The package provide realy simple algorithm that is based on the couple of steps — strict matching and fuzzy matching.
Origin data about threat actors and malwares grabbed from MISP, MITRE, MALPEDIA and other sources.
Main idea is so simple:
- Check origin name if it is a canonical name (strict match)
- If yes, then return canonical name.
- If no, check if origin name is similar to canonical name (fuzzy match).
- If yes, then return canonical name of this synonym.
- If no, check if origin name is similar to synonyms (fuzzy match).

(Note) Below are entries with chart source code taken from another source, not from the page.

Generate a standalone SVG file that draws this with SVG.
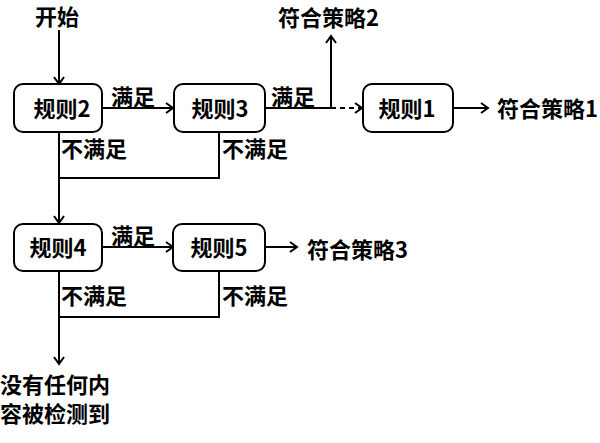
<svg xmlns="http://www.w3.org/2000/svg" width="600" height="443" viewBox="0 0 600 443">
<style>
.t{font-family:"Noto Sans CJK SC","Noto Sans",sans-serif;font-size:22px;font-weight:700;fill:#000}
.box{fill:#fff;stroke:#000;stroke-width:2}
.ln{fill:none;stroke:#000;stroke-width:2}
.ar{marker-end:url(#ah)}
</style>
<defs>
<marker id="ah" markerWidth="12" markerHeight="12" refX="10" refY="6" orient="auto" markerUnits="userSpaceOnUse">
<polyline points="3,1 10,6 3,11" fill="none" stroke="#000" stroke-width="2"/>
</marker>
</defs>
<rect width="600" height="443" fill="#fff"/>
<g id="connectors">
<line class="ln ar" x1="59" y1="30" x2="59" y2="84"/>
<line class="ln ar" x1="102" y1="108" x2="173" y2="108"/>
<polyline class="ln" points="59,132 59,178 219,178 219,132"/>
<line class="ln ar" x1="59" y1="178" x2="59" y2="223"/>
<line class="ln" x1="265" y1="108" x2="331" y2="108"/>
<line class="ln ar" x1="331" y1="108" x2="331" y2="36"/>
<line class="ln ar" x1="331" y1="108" x2="362" y2="108" stroke-dasharray="5,4"/>
<line class="ln ar" x1="453" y1="108" x2="488" y2="108"/>
<line class="ln ar" x1="102" y1="247" x2="173" y2="247"/>
<line class="ln ar" x1="265" y1="247" x2="297" y2="247"/>
<polyline class="ln" points="219,271 219,317 59,317"/>
<line class="ln ar" x1="59" y1="271" x2="59" y2="364"/>
<text class="t" x="111" y="105">满足</text>
<text class="t" x="61" y="157">不满足</text>
<text class="t" x="222" y="157">不满足</text>
<text class="t" x="271" y="105">满足</text>
<text class="t" x="111" y="244">满足</text>
<text class="t" x="61" y="304">不满足</text>
<text class="t" x="222" y="304">不满足</text>
</g>
<g id="start"><text class="t" x="35" y="25">开始</text></g>
<g id="rule2"><rect class="box" x="14" y="84" width="88" height="48" rx="9"/><text class="t" x="62" y="117" text-anchor="middle">规则2</text></g>
<g id="rule3"><rect class="box" x="174" y="84" width="91" height="48" rx="9"/><text class="t" x="220" y="117" text-anchor="middle">规则3</text></g>
<g id="rule1"><rect class="box" x="363" y="84" width="90" height="48" rx="9"/><text class="t" x="407" y="117" text-anchor="middle">规则1</text></g>
<g id="policy2"><text class="t" x="278" y="26">符合策略2</text></g>
<g id="policy1"><text class="t" x="497" y="117">符合策略1</text></g>
<g id="rule4"><rect class="box" x="14" y="224" width="88" height="47" rx="9"/><text class="t" x="58" y="256" text-anchor="middle">规则4</text></g>
<g id="rule5"><rect class="box" x="173" y="224" width="92" height="47" rx="9"/><text class="t" x="219" y="256" text-anchor="middle">规则5</text></g>
<g id="policy3"><text class="t" x="307" y="258">符合策略3</text></g>
<g id="none"><text class="t" x="0" y="393">没有任何内</text><text class="t" x="0" y="422">容被检测到</text></g>
</svg>
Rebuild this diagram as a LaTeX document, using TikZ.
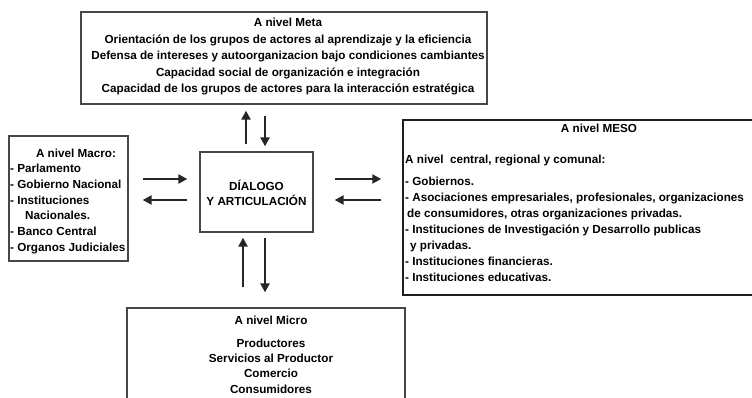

- In case if there are no mathes on the previous steps, then return origin name — so that we can't normalize this name now ¯_(ツ)_/¯
As a package:
import normalizer as norm
result = norm.normalize_threat_actor_name("NOBELIUM")
print(result.json())
...
{
"canonical_name": "UNC2452",
"synonyms": null,
"info": "Fuzzy match by synonym"
}
result = norm.normalize_malware_name("Totbrick", return_synonyms=True)
print(result.json())
...
{
"canonical_name": "TrickBot",
"synonyms":
[
"TSPY_TRICKLOAD",
"TheTrick",
"Totbrick",
"TrickLoader",
"Trickster"
],
"info": "Fuzzy match by synonym"
}Also, have a look at the tests — that's the simple explanation how does it work.